Obesity crisis is fuelling a rise in amputations linked to diabetes and gangrene
During the years I practised as a hospital doctor I saw only one amputee. He’d had his lower leg amputated for bad circulation worsened by smoking . He wouldn’t give up his Woodbines, though, not even if his other leg was in jeopardy.
It’s a totally different picture today. Amputation is becoming commonplace – as a complication of diabetes. And no one seems worried.

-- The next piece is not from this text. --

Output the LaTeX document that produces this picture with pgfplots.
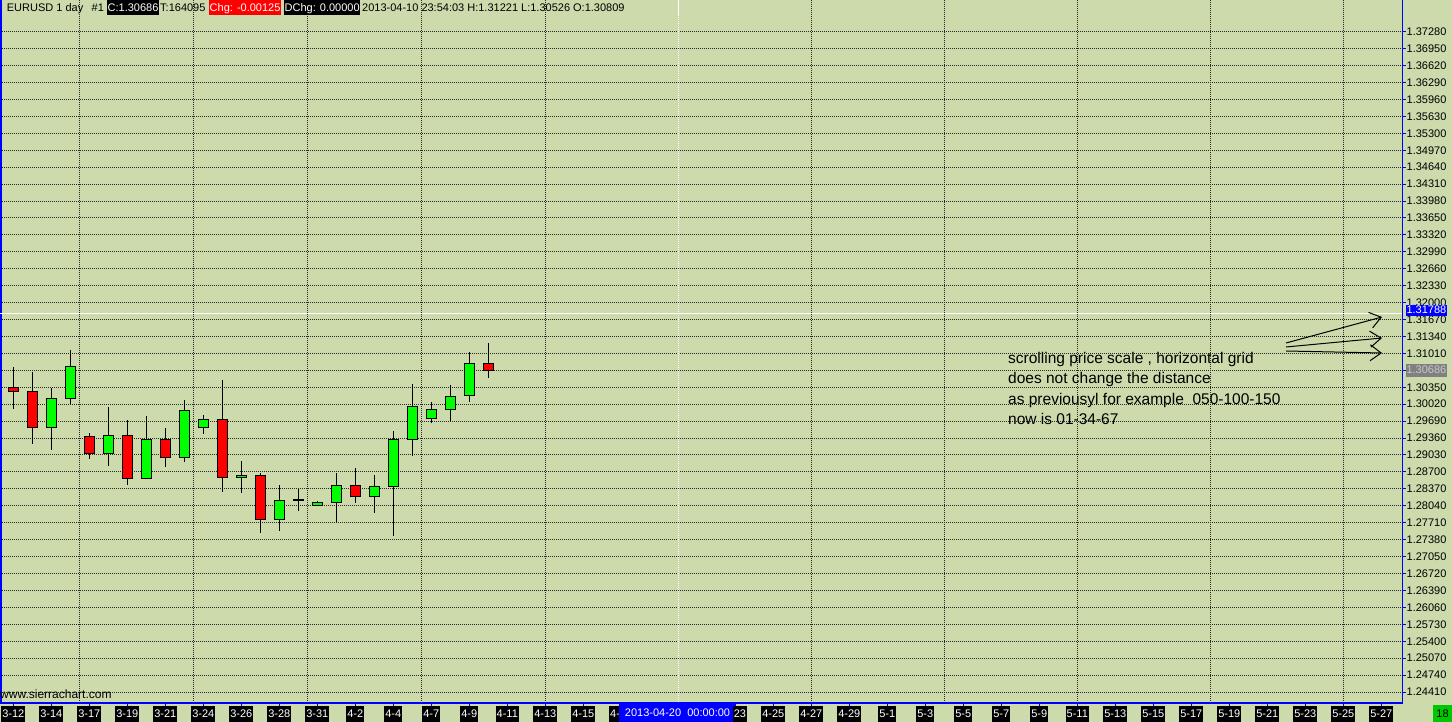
\documentclass[border=0pt]{standalone}
\usepackage{fontspec}
\setmainfont{Liberation Sans}
\usepackage{pgfplots}
\usepackage{pgfplotstable}
\pgfplotsset{compat=1.18}
\usetikzlibrary{arrows.meta}
\definecolor{bg}{RGB}{204,218,172}
\definecolor{gridc}{RGB}{40,40,40}
\definecolor{cgreen}{RGB}{0,255,0}
\definecolor{cred}{RGB}{255,0,0}
\definecolor{sblue}{RGB}{0,0,255}
\definecolor{lblgray}{RGB}{128,128,128}
\definecolor{lbltext}{RGB}{200,200,200}
\definecolor{grn18}{RGB}{0,200,0}
\newcommand{\fs}{\fontsize{11bp}{13bp}\selectfont}
% daily EURUSD bars: index, open, high, low, close
\pgfplotstableread{
i O H L C
0 1.30350 1.30745 1.29932 1.30272
1 1.30272 1.30648 1.29250 1.29562
2 1.29562 1.30336 1.29133 1.30135
3 1.30127 1.31077 1.30030 1.30759
4 1.29394 1.29453 1.28958 1.29063
5 1.29063 1.29966 1.28821 1.29414
6 1.29414 1.29712 1.28451 1.28576
7 1.28576 1.29790 1.28570 1.29336
8 1.29336 1.29556 1.28802 1.28985
9 1.28985 1.30102 1.28899 1.29901
10 1.29570 1.29810 1.29445 1.29726
11 1.29726 1.30492 1.28315 1.28595
12 1.28595 1.28913 1.28295 1.28634
13 1.28634 1.28673 1.27515 1.27769
14 1.27769 1.28445 1.27548 1.28147
15 1.28153 1.28367 1.27944 1.28153
16 1.28042 1.28127 1.28042 1.28108
17 1.28100 1.28673 1.27724 1.28439
18 1.28439 1.28776 1.28094 1.28217
19 1.28217 1.28640 1.27905 1.28420
20 1.28412 1.29498 1.27451 1.29336
21 1.29336 1.30414 1.29016 1.29979
22 1.29738 1.30063 1.29654 1.29921
23 1.29913 1.30394 1.29693 1.30174
24 1.30186 1.31038 1.30063 1.30817
25 1.30809 1.31221 1.30526 1.30686
}\candles
\begin{document}
\begin{tikzpicture}[x=1bp,y=1bp]
\fill[bg] (0,0) rectangle (1452,722);
\begin{axis}[
  at={(0bp,19bp)}, anchor=south west,
  scale only axis, width=1402bp, height=703bp,
  xmin=-0.7, xmax=73.09, ymin=1.24196, ymax=1.37899,
  axis line style={draw=none},
  xtick={0,2,4,6,8,10,12,14,16,18,20,22,24,26,28,30,40,42,44,46,48,50,52,54,56,58,60,62,64,66,68,70,72},
  xticklabels={3-12,3-14,3-17,3-19,3-21,3-24,3-26,3-28,3-31,4-2,4-4,4-7,4-9,4-11,4-13,4-15,4-25,4-27,4-29,5-1,5-3,5-5,5-7,5-9,5-11,5-13,5-15,5-17,5-19,5-21,5-23,5-25,5-27},
  ytick={1.2441,1.2474,1.2507,1.2540,1.2573,1.2606,1.2639,1.2672,1.2705,1.2738,1.2771,1.2804,1.2837,1.2870,1.2903,1.2936,1.2969,1.3002,1.3035,1.3068,1.3101,1.3134,1.3167,1.3200,1.3233,1.3266,1.3299,1.3332,1.3365,1.3398,1.3431,1.3464,1.3497,1.3530,1.3563,1.3596,1.3629,1.3662,1.3695,1.3728},
  xtick pos=left, ytick pos=right, xticklabel pos=left, yticklabel pos=right,
  major tick length=0pt,
  ticklabel style={font=\fs},
  yticklabel style={/pgf/number format/fixed, /pgf/number format/fixed zerofill, /pgf/number format/precision=5, /pgf/number format/assume math mode=true, anchor=west, inner sep=0pt, xshift=4.5bp},
  xticklabel style={fill=black, text=white, inner xsep=1bp, inner ysep=2.5bp, text height=8.5bp, text depth=2.5bp, anchor=north, yshift=-3bp},
  ymajorgrids, xmajorgrids=false,
  every axis grid/.style={},
  major grid style={color=gridc, line width=1bp, dash pattern=on 1bp off 1bp},
  extra x ticks={3.5,9.5,15.5,21.5,28,42,49,56,63,70},
  extra x tick labels={},
  extra x tick style={xmajorgrids=true, major tick length=0pt, xticklabel style={fill=none, draw=none}},
]
% wicks: high to low
\addplot[draw=none, mark=none, forget plot,
  error bars/.cd, y dir=both, y explicit, error mark=none,
  error bar style={draw=black, line width=1bp, solid}]
  table[x=i, y=H, y error plus expr=0, y error minus expr=\thisrow{H}-\thisrow{L}] {\candles};
% bodies: open/close rectangles
\tikzset{body/.style={draw=black, line width=1bp, solid, mark=none}}
\addplot[body, fill=cred]   coordinates {(-0.275,1.30272) (0.275,1.30272) (0.275,1.30350) (-0.275,1.30350)} --cycle;
\addplot[body, fill=cred]   coordinates {(0.725,1.29562) (1.275,1.29562) (1.275,1.30272) (0.725,1.30272)} --cycle;
\addplot[body, fill=cgreen] coordinates {(1.725,1.29562) (2.275,1.29562) (2.275,1.30135) (1.725,1.30135)} --cycle;
\addplot[body, fill=cgreen] coordinates {(2.725,1.30127) (3.275,1.30127) (3.275,1.30759) (2.725,1.30759)} --cycle;
\addplot[body, fill=cred]   coordinates {(3.725,1.29063) (4.275,1.29063) (4.275,1.29394) (3.725,1.29394)} --cycle;
\addplot[body, fill=cgreen] coordinates {(4.725,1.29063) (5.275,1.29063) (5.275,1.29414) (4.725,1.29414)} --cycle;
\addplot[body, fill=cred]   coordinates {(5.725,1.28576) (6.275,1.28576) (6.275,1.29414) (5.725,1.29414)} --cycle;
\addplot[body, fill=cgreen] coordinates {(6.725,1.28576) (7.275,1.28576) (7.275,1.29336) (6.725,1.29336)} --cycle;
\addplot[body, fill=cred]   coordinates {(7.725,1.28985) (8.275,1.28985) (8.275,1.29336) (7.725,1.29336)} --cycle;
\addplot[body, fill=cgreen] coordinates {(8.725,1.28985) (9.275,1.28985) (9.275,1.29901) (8.725,1.29901)} --cycle;
\addplot[body, fill=cgreen] coordinates {(9.725,1.29570) (10.275,1.29570) (10.275,1.29726) (9.725,1.29726)} --cycle;
\addplot[body, fill=cred]   coordinates {(10.725,1.28595) (11.275,1.28595) (11.275,1.29726) (10.725,1.29726)} --cycle;
\addplot[body, fill=cgreen] coordinates {(11.725,1.28595) (12.275,1.28595) (12.275,1.28634) (11.725,1.28634)} --cycle;
\addplot[body, fill=cred]   coordinates {(12.725,1.27769) (13.275,1.27769) (13.275,1.28634) (12.725,1.28634)} --cycle;
\addplot[body, fill=cgreen] coordinates {(13.725,1.27769) (14.275,1.27769) (14.275,1.28147) (13.725,1.28147)} --cycle;
\addplot[body, fill=black]  coordinates {(14.725,1.28150) (15.275,1.28150) (15.275,1.28156) (14.725,1.28156)} --cycle;
\addplot[body, fill=cgreen] coordinates {(15.725,1.28042) (16.275,1.28042) (16.275,1.28108) (15.725,1.28108)} --cycle;
\addplot[body, fill=cgreen] coordinates {(16.725,1.28100) (17.275,1.28100) (17.275,1.28439) (16.725,1.28439)} --cycle;
\addplot[body, fill=cred]   coordinates {(17.725,1.28217) (18.275,1.28217) (18.275,1.28439) (17.725,1.28439)} --cycle;
\addplot[body, fill=cgreen] coordinates {(18.725,1.28217) (19.275,1.28217) (19.275,1.28420) (18.725,1.28420)} --cycle;
\addplot[body, fill=cgreen] coordinates {(19.725,1.28412) (20.275,1.28412) (20.275,1.29336) (19.725,1.29336)} --cycle;
\addplot[body, fill=cgreen] coordinates {(20.725,1.29336) (21.275,1.29336) (21.275,1.29979) (20.725,1.29979)} --cycle;
\addplot[body, fill=cgreen] coordinates {(21.725,1.29738) (22.275,1.29738) (22.275,1.29921) (21.725,1.29921)} --cycle;
\addplot[body, fill=cgreen] coordinates {(22.725,1.29913) (23.275,1.29913) (23.275,1.30174) (22.725,1.30174)} --cycle;
\addplot[body, fill=cgreen] coordinates {(23.725,1.30186) (24.275,1.30186) (24.275,1.30817) (23.725,1.30817)} --cycle;
\addplot[body, fill=cred]   coordinates {(24.725,1.30686) (25.275,1.30686) (25.275,1.30809) (24.725,1.30809)} --cycle;
\end{axis}
% frame lines and ticks
\draw[sblue, line width=1.5bp] (0.75,19) -- (0.75,722);
\draw[sblue, line width=1.5bp] (1402.5,19) -- (1402.5,722);
\draw[sblue, line width=1.5bp] (0,19) -- (1403,19);
\foreach \i in {0,2,...,72} \draw[sblue, line width=1bp] ({13.3+19*\i},19) -- ({13.3+19*\i},16);
\foreach \k in {0,...,39} \draw[sblue, line width=1bp] (1403,{29.98+16.93*\k}) -- (1406,{29.98+16.93*\k});
% current price line and cursor
\draw[white, line width=1bp] (0,408.5) -- (1402,408.5);
\draw[white, line width=1bp, dash pattern=on 1bp off 1bp] (678.7,19.8) -- (678.7,707);
\draw[white, line width=1bp] (678.7,707) -- (678.7,722);
% header
\tikzset{hdr/.style={anchor=base west, inner xsep=0.5bp, inner ysep=0bp, text height=12bp, text depth=3bp, font=\fs}}
\node[hdr] at (6.2,710) {EURUSD 1 day};
\node[hdr] at (91,710) {\#1};
\node[hdr, fill=black, text=white] at (107,710) {C:1.30686};
\node[hdr] at (159.5,710) {T:164095};
\node[hdr, fill=cred, text=white] at (209,710) {Chg: -0.00125};
\node[hdr, fill=black, text=white] at (284,710) {DChg: 0.00000};
\node[hdr] at (361.5,710) {2013-04-10 23:54:03 H:1.31221 L:1.30526 O:1.30809};
% price scale highlight labels
\node[anchor=west, fill=sblue, text=white, inner xsep=0.8bp, inner ysep=0.5bp, text height=8bp, text depth=2bp, font=\fs] at (1405.5,411) {1.31788};
\node[anchor=west, fill=lblgray, text=lbltext, inner xsep=0.8bp, inner ysep=1.5bp, text height=8bp, text depth=2bp, font=\fs] at (1405.5,351) {1.30686};
% annotation
\begin{scope}[font=\fontsize{15.5bp}{18bp}\selectfont]
\node[anchor=base west, inner sep=0pt] at (1008,358.7) {scrolling price scale , horizontal grid};
\node[anchor=base west, inner sep=0pt] at (1008,338.1) {does not change the distance};
\node[anchor=base west, inner sep=0pt] at (1008,317.6) {as previousyl for example\ \ 050-100-150};
\node[anchor=base west, inner sep=0pt] at (1008,297.0) {now is 01-34-67};
\end{scope}
\draw[line width=1bp, -{Straight Barb[length=11bp,width=16bp]}] (1286,379) -- (1382,405);
\draw[line width=1bp, -{Straight Barb[length=11bp,width=16bp]}] (1286,375) -- (1382,384);
\draw[line width=1bp, -{Straight Barb[length=11bp,width=16bp]}] (1286,371) -- (1382,369);
% bottom items
\node[anchor=base west, inner sep=0pt, font=\fontsize{12bp}{14bp}\selectfont] at (0,23) {www.sierrachart.com};
\tikzset{xlb/.style={fill=black, text=white, font=\fs, inner xsep=1bp, inner ysep=2.5bp, text height=8.5bp, text depth=2.5bp}}
\node[xlb, anchor=north west] at (609,16) {4-};
\fill[sblue] (619,0) rectangle (736,18);
\node[text=white, font=\fs, inner sep=0pt] at (677.5,9) {2013-04-20\ \ 00:00:00};
\node[xlb, anchor=north east] at (747.3,16) {23};
\fill[grn18] (1433,0) rectangle (1452,17);
\node[text=black, font=\fs, inner sep=0pt] at (1442.5,8.5) {18};
\pgfresetboundingbox
\path[use as bounding box] (0,0) rectangle (1452,722);
\end{tikzpicture}
\end{document}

That’s because so many people are obese and it’s accepted as normal. Fat people develop Type 2 diabetes, and that, in turn, has become ‘normal’. People with Type 2 diabetes develop gangrene which often requires amputation and even that’s ‘normal’.
Except it isn’t.
Diabetes is perpetually in the news. It costs £10billion a year, a tenth of the total NHS budget. Britain now has an estimated four million diabetics, and many are undiagnosed. I find the lack of discussion about the consequences of diabetes terrifying. It has no cure and if it’s ignored, it will get worse.
In Britain, diabetes causes 7,000 amputations a year – 135 legs are cut off every week and rising.
Diabetes is nothing if not aggressive. It hurts every organ in the body. High blood sugar levels damage the delicate lining of small arteries leading to restriction of circulation to the legs. You lose sensation in your feet so if you stand on a pin, you won’t feel it. Infections are more virulent and poor circulation means antibiotics can’t reach the infection and amputation follows. According to Diabetes UK, 80% of amputations could be prevented.
Dr Natasha Patel is a consultant in diabetes at Guy’s and St Thomas’ hospitals and says Type 2 patients often go into denial. They ignore advice and don’t take their medication.
Guy’s and St Thomas’ vascular surgeon, Hany Zayed, is able to salvage many legs by bypassing a blockage or inserting a stent to keep blood flowing. But often, as the disease progresses, a blockage will occur again elsewhere. Often it’s a leg or a life, he says.
For Zayed, an amputation is a failure. The key to surviving diabetes, he says, is “taking ownership of your health”. But most of his patients don’t look after themselves. Worse still, they ignore a foot infection after they’ve lost all feeling.
Diabetics must check their feet daily, not walk barefoot, avoid ill-fitting shoes and get someone to cut their toenails. Zayed hates performing amputations. “It’s awful,” he says. “I have been trained for 20 years to save lives and legs.”